Charles Davy has accumulated a multimillion-dollar fortune through his big game hunting business, HHK Safaris, which survived the wholesale seizure of white-owned farms and game reserves under the regime of Robert Mugabe.

But any protection once extended to Mr Davy's company through his business relationship with Webster Shamu, a senior minister in the Zimbabwean government, seems to have evaporated. The country's anti-corruption minister, Paul Mangwana, announced yesterday he was placing the South African-born entrepreneur under investigation for the illegal export of large sums of foreign currency.

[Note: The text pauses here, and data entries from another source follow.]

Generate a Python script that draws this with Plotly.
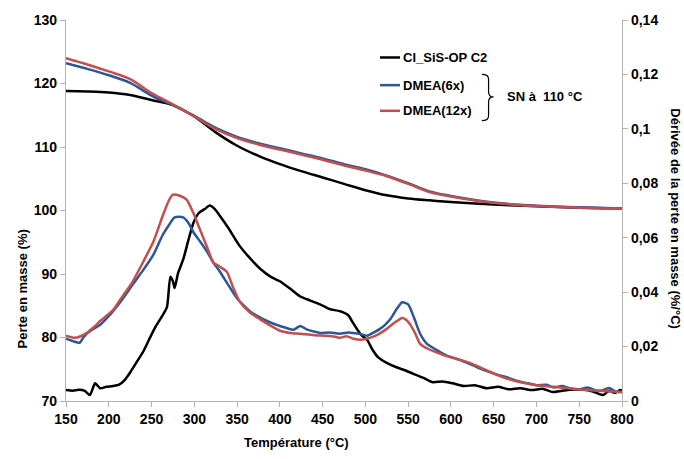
import plotly.graph_objects as go

# ---------------- data ----------------
mass_T = [150, 175, 200, 225, 250, 275, 300, 325, 350, 375, 400, 425, 450, 475,
          500, 525, 550, 575, 600, 650, 700, 750, 800]
mass_black = [118.8, 118.75, 118.6, 118.2, 117.4, 116.6, 114.8, 112.3, 110.2, 108.6,
              107.3, 106.2, 105.2, 104.2, 103.2, 102.4, 101.9, 101.6, 101.35, 100.95,
              100.65, 100.45, 100.3]
mass_red = [124.0, 123.0, 121.9, 120.7, 118.5, 116.7, 114.8, 112.8, 111.4, 110.4,
            109.6, 108.8, 108.0, 107.1, 106.3, 105.4, 104.2, 102.9, 102.2, 101.2,
            100.7, 100.45, 100.3]
mass_blue = [123.2, 122.3, 121.3, 120.1, 118.1, 116.6, 114.9, 113.0, 111.6, 110.6,
             109.8, 109.0, 108.2, 107.3, 106.5, 105.5, 104.3, 103.0, 102.3, 101.25,
             100.75, 100.5, 100.3]

dtg_black_T = [150, 158, 165, 172, 178, 184, 190, 197, 205, 212, 218, 225, 232, 240, 247,
               255, 262, 268, 272, 275, 277, 281, 287, 293, 299, 305, 312, 318, 324, 330,
               340, 353, 365, 377, 390, 400, 412, 424, 435, 447, 458, 470, 480, 485, 490,
               496, 502, 508, 515, 525, 537, 547, 556, 568, 579, 590, 602, 615, 628, 642,
               655, 668, 681, 695, 707, 719, 730, 745, 759, 770, 778, 785, 792, 798, 800]
dtg_black = [.0040, .0038, .0041, .0037, .0022, .0065, .0047, .0052, .0055, .0060, .0075,
             .0105, .0140, .0180, .0225, .0275, .0310, .0345, .0457, .0440, .0415, .0470,
             .0520, .0590, .0655, .0690, .0705, .0718, .0705, .0680, .0635, .0570, .0525,
             .0486, .0455, .0440, .0413, .0384, .0370, .0355, .0338, .0330, .0315, .0290,
             .0265, .0240, .0225, .0190, .0160, .0140, .0123, .0112, .0100, .0085, .0069,
             .0072, .0065, .0055, .0058, .0047, .0052, .0043, .0047, .0040, .0045, .0033,
             .0038, .0042, .0040, .0030, .0022, .0038, .0030, .0040, .0038]

dtg_blue_T = [150, 158, 166, 170, 174, 182, 190, 198, 205, 215, 228, 240, 252, 263, 270,
              277, 287, 293, 299, 307, 315, 322, 330, 340, 350, 358, 365, 375, 385, 396,
              408, 416, 424, 432, 440, 447, 458, 470, 480, 486, 494, 502, 510, 517, 523,
              529, 536, 543, 550, 557, 564, 572, 583, 595, 607, 619, 630, 642, 653, 665,
              680, 690, 700, 712, 720, 730, 739, 750, 760, 770, 778, 785, 792, 800]
dtg_blue = [.0229, .0220, .0214, .0232, .0247, .0265, .0280, .0305, .0330, .0370, .0428,
            .0480, .0537, .0610, .0645, .0675, .0675, .0655, .0620, .0585, .0548, .0510,
            .0475, .0425, .0377, .0350, .0330, .0310, .0294, .0280, .0268, .0262, .0276,
            .0262, .0255, .0250, .0252, .0247, .0252, .0250, .0246, .0240, .0252, .0265,
            .0280, .0300, .0335, .0363, .0355, .0305, .0247, .0210, .0188, .0167, .0155,
            .0140, .0125, .0110, .0098, .0087, .0072, .0065, .0058, .0060, .0050, .0055,
            .0047, .0042, .0050, .0038, .0040, .0048, .0035, .0033]

dtg_red_T = [150, 160, 167, 174, 182, 190, 198, 205, 215, 228, 240, 252, 263, 270, 275,
             283, 291, 299, 307, 315, 322, 330, 338, 345, 353, 365, 377, 390, 400, 412,
             424, 440, 455, 465, 470, 478, 486, 495, 505, 515, 525, 535, 543, 547, 552,
             558, 564, 573, 584, 595, 610, 622, 640, 661, 680, 700, 720, 740, 759, 780,
             798, 800]
dtg_red = [.0240, .0232, .0238, .0250, .0270, .0294, .0315, .0334, .0380, .0439, .0510,
           .0584, .0680, .0735, .0758, .0754, .0740, .0690, .0627, .0565, .0510, .0493,
           .0475, .0420, .0366, .0325, .0300, .0275, .0258, .0250, .0247, .0242, .0240,
           .0236, .0232, .0238, .0229, .0225, .0232, .0245, .0265, .0290, .0305, .0300,
           .0283, .0250, .0210, .0192, .0178, .0165, .0152, .0140, .0115, .0087, .0070,
           .0058, .0052, .0046, .0040, .0036, .0033, .0033]

x_ticks = list(range(150, 801, 50))
left_ticks = [70, 80, 90, 100, 110, 120, 130]
right_ticks = [0, 0.02, 0.04, 0.06, 0.08, 0.1, 0.12, 0.14]
right_ticktext = ["0", "0,02", "0,04", "0,06", "0,08", "0,1", "0,12", "0,14"]

names = ["Cl_SiS-OP C2", "DMEA(6x)", "DMEA(12x)"]
BLACK, BLUE, RED = "#000000", "#2B5797", "#C0504D"
FONT = "Liberation Sans, Arial, sans-serif"
AXC = "#b3b3b3"

fig = go.Figure()
# mass curves (left axis)
for T, y, c in [(mass_T, mass_black, BLACK), (mass_T, mass_blue, BLUE), (mass_T, mass_red, RED)]:
    fig.add_trace(go.Scatter(x=T, y=y, mode="lines", line=dict(color=c, width=2.5, shape="spline"),
                             showlegend=False, yaxis="y"))
# derivative curves (right axis)
for T, y, c in [(dtg_black_T, dtg_black, BLACK), (dtg_blue_T, dtg_blue, BLUE), (dtg_red_T, dtg_red, RED)]:
    fig.add_trace(go.Scatter(x=T, y=y, mode="lines", line=dict(color=c, width=2.5, shape="spline", smoothing=0.6),
                             showlegend=False, yaxis="y2"))

tickfont = dict(family=FONT, size=14, color="#000000", weight="bold")

fig.update_layout(
    width=684, height=459,
    margin=dict(l=66, r=62, t=15, b=58),
    paper_bgcolor="white", plot_bgcolor="white",
    xaxis=dict(range=[150, 800], tickvals=x_ticks, showgrid=False, zeroline=False,
               showline=True, linecolor=AXC, linewidth=1.3, ticks="outside", ticklen=5,
               tickcolor=AXC, tickfont=tickfont),
    yaxis=dict(range=[70, 130], tickvals=left_ticks, showgrid=False, zeroline=False,
               showline=True, linecolor=AXC, linewidth=1.3, ticks="outside", ticklen=5,
               tickcolor=AXC, tickfont=tickfont),
    yaxis2=dict(range=[0, 0.14], tickvals=right_ticks, ticktext=right_ticktext,
                overlaying="y", side="right", showgrid=False, zeroline=False,
                showline=True, linecolor=AXC, linewidth=1.3, ticks="outside", ticklen=5,
                tickcolor=AXC, tickfont=tickfont),
    showlegend=False,
)

ann_font = dict(family=FONT, size=13, color="#000000", weight="bold")
annotations = [
    dict(text="Température (°C)", x=0.4137, y=-0.108, xref="paper", yref="paper",
         xanchor="center", yanchor="middle", showarrow=False, font=ann_font),
    dict(text="Perte en masse (%)", x=-0.079, y=0.293, xref="paper", yref="paper",
         xanchor="center", yanchor="middle", textangle=-90, showarrow=False, font=ann_font),
    dict(text="Dérivée de la perte en masse (%/°C)", x=1.097, y=0.477, xref="paper", yref="paper",
         xanchor="center", yanchor="middle", textangle=90, showarrow=False, font=ann_font),
    dict(text="SN à  110 °C", x=0.7896, y=0.798, xref="paper", yref="paper",
         xanchor="left", yanchor="middle", showarrow=False, font=ann_font),
]
leg_y = [0.9016, 0.829, 0.7617]
shapes = []
for n, c, yy in zip(names, [BLACK, BLUE, RED], leg_y):
    annotations.append(dict(text=n, x=0.603, y=yy, xref="paper", yref="paper",
                            xanchor="left", yanchor="middle", showarrow=False, font=ann_font))
    shapes.append(dict(type="line", xref="paper", yref="paper", x0=0.5647, x1=0.6007,
                       y0=yy, y1=yy, line=dict(color=c, width=2.5)))
# brace
shapes.append(dict(type="path", xref="paper", yref="paper",
                   path="M 0.748,0.8575 Q 0.760,0.8575 0.760,0.845 L 0.760,0.812 Q 0.760,0.798 0.769,0.798 "
                        "Q 0.760,0.798 0.760,0.784 L 0.760,0.749 Q 0.760,0.736 0.748,0.736",
                   line=dict(color="#000000", width=1.2)))

fig.update_layout(annotations=annotations, shapes=shapes)
fig.write_html("out.html", config={"displayModeBar": False},
               post_script="document.body.style.margin='0';document.body.style.overflow='hidden';")
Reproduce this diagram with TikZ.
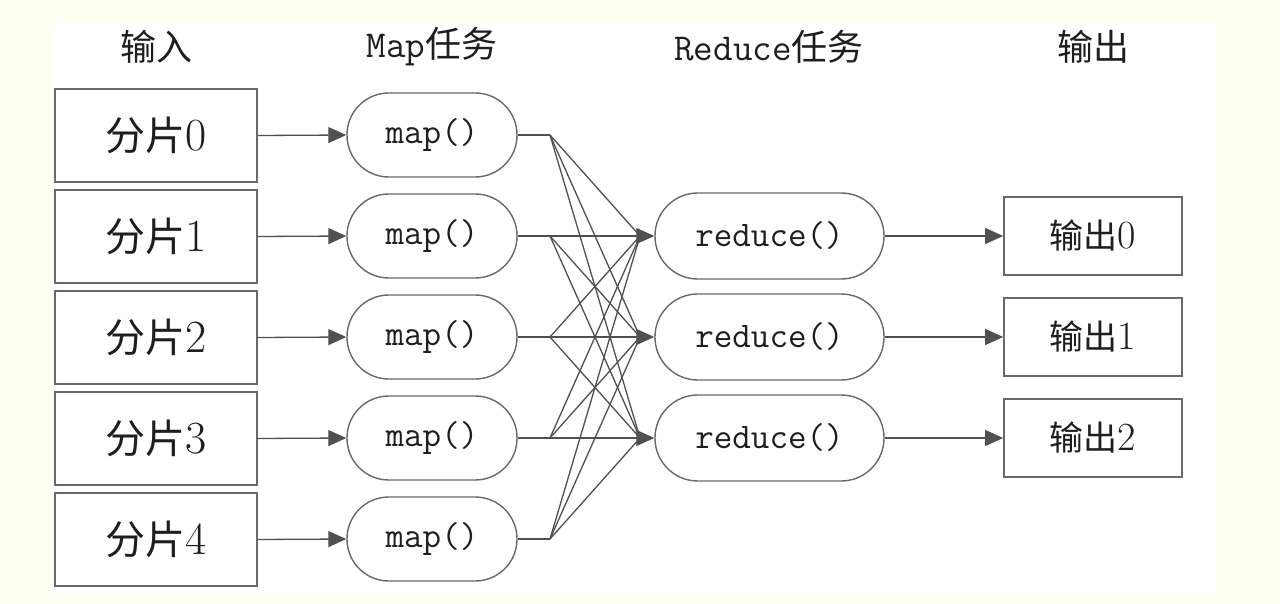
\documentclass[tikz,border=0pt]{standalone}
\usepackage{fontspec}
\newfontfamily\cjk{Noto Sans CJK SC}
\usetikzlibrary{arrows.meta}
\definecolor{bgcream}{RGB}{255,255,242}
\definecolor{edgegray}{RGB}{80,80,80}
\definecolor{boxgray}{RGB}{105,105,105}
\definecolor{txt}{RGB}{30,30,30}
\newcommand{\dg}[1]{{\fontsize{23}{24}\selectfont #1}}
\newcommand{\dgs}[1]{{\fontsize{20}{24}\selectfont #1}}
\tikzset{
  inbox/.style={draw=boxgray, line width=0.8pt, minimum width=101pt, minimum height=46.5pt, inner sep=0pt, font=\fontsize{20}{24}\selectfont, text=txt},
  outbox/.style={draw=boxgray, line width=0.8pt, minimum width=89pt, minimum height=39pt, inner sep=0pt, font=\fontsize{17}{20}\selectfont, text=txt},
  mapbox/.style={draw=boxgray, line width=0.7pt, rounded corners=20.9pt, minimum width=85pt, minimum height=42pt, inner sep=0pt, font=\ttfamily\fontsize{18}{20}\selectfont, text=txt},
  redbox/.style={draw=boxgray, line width=0.7pt, rounded corners=21.4pt, minimum width=114.5pt, minimum height=43pt, inner sep=0pt, font=\ttfamily\fontsize{18}{20}\selectfont, text=txt},
  header/.style={font=\fontsize{18}{22}\selectfont, text=txt, inner sep=0pt},
  conn/.style={draw=edgegray, line width=0.65pt},
  arr/.style={conn, -{Triangle[length=9pt,width=8pt]}},
}
\begin{document}
\begin{tikzpicture}[x=0.5pt,y=-0.5pt]
\useasboundingbox (0,0) rectangle (1280,604);
\fill[bgcream] (0,0) rectangle (1280,604);
\fill[white] (52,23) rectangle (1216,597);
% headers
\node[header] (h1) at (156,47) {\cjk 输入};
\node[header] (h2) at (432,47) {{\ttfamily\fontsize{19}{22}\selectfont Map}{\cjk 任务}};
\node[header] (h3) at (769,47) {{\ttfamily\fontsize{19}{22}\selectfont Reduce}{\cjk 任务}};
\node[header] (h4) at (1093,47) {\cjk 输出};
% nodes
\foreach \i in {0,...,4}{
  \node[inbox] (in\i) at (156,{135.5+101*\i}) {{\cjk 分片}\dg{\i}};
  \node[mapbox] (map\i) at (432,{135+101*\i}) {map()};
  \coordinate (j\i) at (550,{135+101*\i});
}
\foreach \k in {0,1,2}{
  \node[redbox] (red\k) at (769.5,{236+101*\k}) {reduce()};
  \node[outbox] (out\k) at (1093,{236+101*\k}) {{\cjk 输出}\dgs{\k}};
  \coordinate (c\k) at (640,{236+101*\k});
}
% connectors
\foreach \i in {0,...,4}{
  \draw[arr] (in\i.east) -- (map\i.west);
  \draw[conn] (map\i.east) -- (j\i);
  \foreach \k in {0,1,2}{
    \draw[conn] (j\i) -- (c\k);
  }
}
\foreach \k in {0,1,2}{
  \draw[arr] (c\k) -- (red\k.west);
  \draw[arr] (red\k.east) -- (out\k.west);
}
\end{tikzpicture}
\end{document}
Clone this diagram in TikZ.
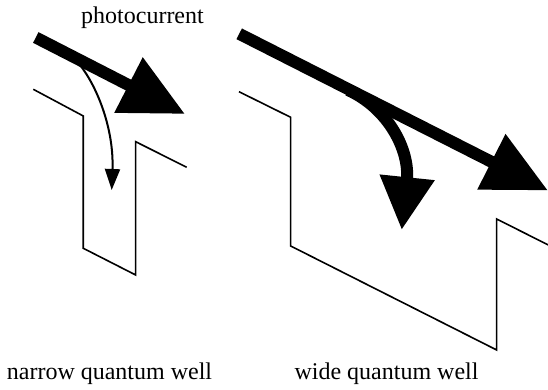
\documentclass[tikz,border=0pt]{standalone}
\usepackage{fontspec}
\setmainfont{Liberation Serif}
\usetikzlibrary{arrows.meta}

\begin{document}
\begin{tikzpicture}[x=0.5pt, y=-0.5pt,
  well/.style={line width=0.8pt, line join=miter},
  beam/.style={line width=6pt, -{Triangle[length=31.75pt, width=29.5pt]}},
  thincapture/.style={line width=1pt, -{Triangle[length=10.5pt, width=7.5pt]}},
  thickcapture/.style={line width=6pt, -{Triangle[length=26.5pt, width=26pt]}},
  caption/.style={font=\rmfamily\fontsize{12}{14}\selectfont, anchor=base, inner sep=0pt}
]
\useasboundingbox (0,0) rectangle (548,390);

% narrow well
\draw[well] (33.3,89.3) -- (83.3,116) -- (83.3,248.3) -- (135.7,275)
  -- (135.7,141.7) -- (186.7,167.3);
\coordinate (nstart) at (35.8,37.5);
\coordinate (ntip) at (185,114);
\coordinate (nsplit) at (80,65);
\coordinate (ndown) at (111.7,190);
\draw[beam] (nstart) -- (ntip);
\draw[thincapture] (nsplit) .. controls (98,88) and (114,130) .. (ndown);

% wide well
\draw[well] (239,91.7) -- (290.7,117.3) -- (290.7,246) -- (496.7,350)
  -- (496.7,219) -- (548.3,245);
\coordinate (wstart) at (239.2,33.8);
\coordinate (wtip) at (548,190.5);
\coordinate (wsplit) at (348,90);
\coordinate (wdown) at (401.7,230);
\draw[beam] (wstart) -- (wtip);
\draw[thickcapture] (wsplit) .. controls (388,108) and (410,150) .. (wdown);

% labels
\node[caption] (photo) at (142.5,24) {photocurrent};
\node[caption] (narrow) at (109.5,380) {narrow quantum well};
\node[caption] (wide) at (386.5,380) {wide quantum well};
\end{tikzpicture}
\end{document}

Mr Davy's close links to Mr Mugabe's government have been the cause of unease in Britain after the two-year relationship between his 20-year-old daughter, an undergraduate at Cape Town University, and Prince Harry was made public. Officials are known to have expressed concern that, if the love affair heads towards marriage, any links between the Royal Family and the Mugabe regime would be unthinkable.

Mr Davy, whose company has prospered from charging mostly American clients £17,000 for a 24-day shooting expedition in the Zimbabwean savannah, has recently distanced himself from HHK by selling his holding in the company.

The Zimbabwe investigation is thought to have been sparked by an HHK employee, who alleged much of the firm's foreign currency earnings were being channelled outside Zimbabwe and traded illegally.

It follows remarks made to an undercover reporter for a British Sunday newspaper this month by another HHK worker in which he appeared to confirm the vast majority of the company's earnings were diverted away from Zimbabwe into American bank accounts.

Ade Langley, a professional hunter working for HHK, told the Mail on Sunday: "Less than 20 per cent of your dollars will ever enter Zimbabwe. All the money is kept offshore."

It also appears that Mr Davy's contacts within the Mugabe government, mainly Webster Shamu, the minister for policy implementation, are unhappy with how he has run the affairs of the company.

Mr Davy has been the subject of questions about how his business has survived during a purge which has seen the number of white-owned businesses in Zimbabwe fall from 4,500 to 350 in the last decade.

The safari owner recently issued a robust defence of his relationship with Mr Shamu, a long-term ally of Mr Mugabe and a shareholder in HHK, saying he considered him a personal friend and denying that he had any political input.

An HHK official, Graham Hingeston, claimed that Mr Davy was no longer a shareholder of the business after disposing of the equity that has helped him earn an estimated £20m. And Mr Hingeston also claimed to an American hunting magazine that Mr Shamu was never a joint venture investor but just a "front man".